4. Abgetriebene Geschwisterkinder

Wenn Frauen (heimlich) Kinder abgetrieben haben und später ein Kind zur Welt bringen, drücken diese Kinder oft über die Wut das Verschweigen der Abtreibungen aus. Denn jeder gehört dazu. Auch abgetriebene Kinder oder Fehlgeburten. Das ist ein Grundsatz in Familienaufstellungen, der bei Nichtbeachtung enorme Konsequenzen im System nach sich zieht. Wenn man diese Kinder dann in die Aufstellung mit hineinnimmt, hört die Wut bei den lebenden Kindern schlagartig auf.

 

5. Fehlende Grenzen

Kinder sehnen sich nach starken Eltern. Kinder wollen, dass man ihnen Grenzen setzt, denn Grenzen geben Sicherheit.
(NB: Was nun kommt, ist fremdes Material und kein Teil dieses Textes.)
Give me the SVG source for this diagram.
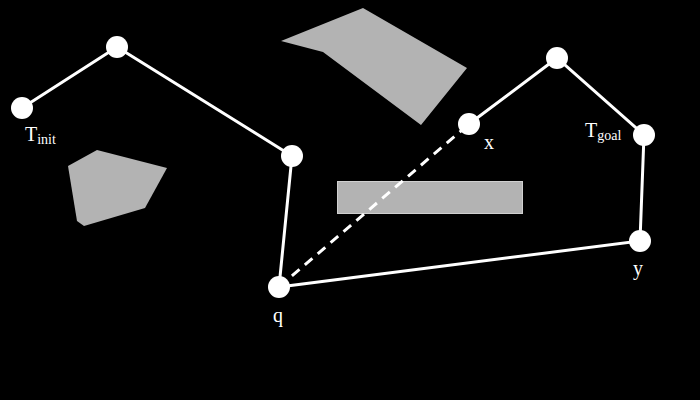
<svg xmlns="http://www.w3.org/2000/svg" width="700" height="400" viewBox="0 0 700 400">
<style>
.obs{fill:#b3b3b3}
.edge{stroke:#fff;stroke-width:3;fill:none}
.dash{stroke-dasharray:10 7}
.node{fill:#fff}
.lbl{fill:#fff;font-family:"Liberation Serif",serif;font-size:20px}
.sub{font-size:14px}
</style>
<rect width="700" height="400" fill="#000"/>
<g id="obstacles">
<polygon class="obs" points="281,41 363,8 467,68 421,125 323,52"/>
<polygon class="obs" points="68,166 97,150 167,168 145,208 84,226 77,221"/>
<rect class="obs" x="337.5" y="181.5" width="185" height="32" stroke="#d0d0d0" stroke-width="1"/>
</g>
<g id="connectors">
<polyline class="edge" points="22,108 117,47 292,156 279,287 640,241 644,135 557,58 469,124"/>
<line class="edge dash" x1="279" y1="287" x2="469" y2="124"/>
</g>
<g id="n-tinit"><circle class="node" cx="22" cy="108" r="11"/><text class="lbl" x="25" y="141">T<tspan class="sub" dy="3">init</tspan></text></g>
<g id="n-a"><circle class="node" cx="117" cy="47" r="11"/></g>
<g id="n-b"><circle class="node" cx="292" cy="156" r="11"/></g>
<g id="n-q"><circle class="node" cx="279" cy="287" r="11"/><text class="lbl" x="273" y="322">q</text></g>
<g id="n-x"><circle class="node" cx="469" cy="124" r="11"/><text class="lbl" x="484" y="149">x</text></g>
<g id="n-c"><circle class="node" cx="557" cy="58" r="11"/></g>
<g id="n-tgoal"><circle class="node" cx="644" cy="135" r="11"/><text class="lbl" x="585" y="137">T<tspan class="sub" dy="3">goal</tspan></text></g>
<g id="n-y"><circle class="node" cx="640" cy="241" r="11"/><text class="lbl" x="633" y="275">y</text></g>
</svg>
Wer sich dauernd an den Wünschen der Kinder orientiert und sein ganzes Leben nach ihren Bedürfnissen ausrichtet und sie sogar wichtige Familienfragen entscheiden lässt, der macht Kinder unsicher. Und diese Unsicherheit drückt sich in Wut aus. Diese Kinder schreien in ihrer Wut förmlich nach starken Eltern. Die Lösung lautet hier, dass die Eltern die Verantwortung für ihre Elternrolle übernehmen müssen, sie müssen groß werden und die Kinder müssen klein sein dürfen. Auch müssen sie lernen, ihr Verhalten zu verändern, denn es nützt nichts, wenn sie die systemische Ordnung herstellen, im Verhalten aber gleichbleiben wie bisher. Dann kann sich die systemische Wirkung nicht entfalten.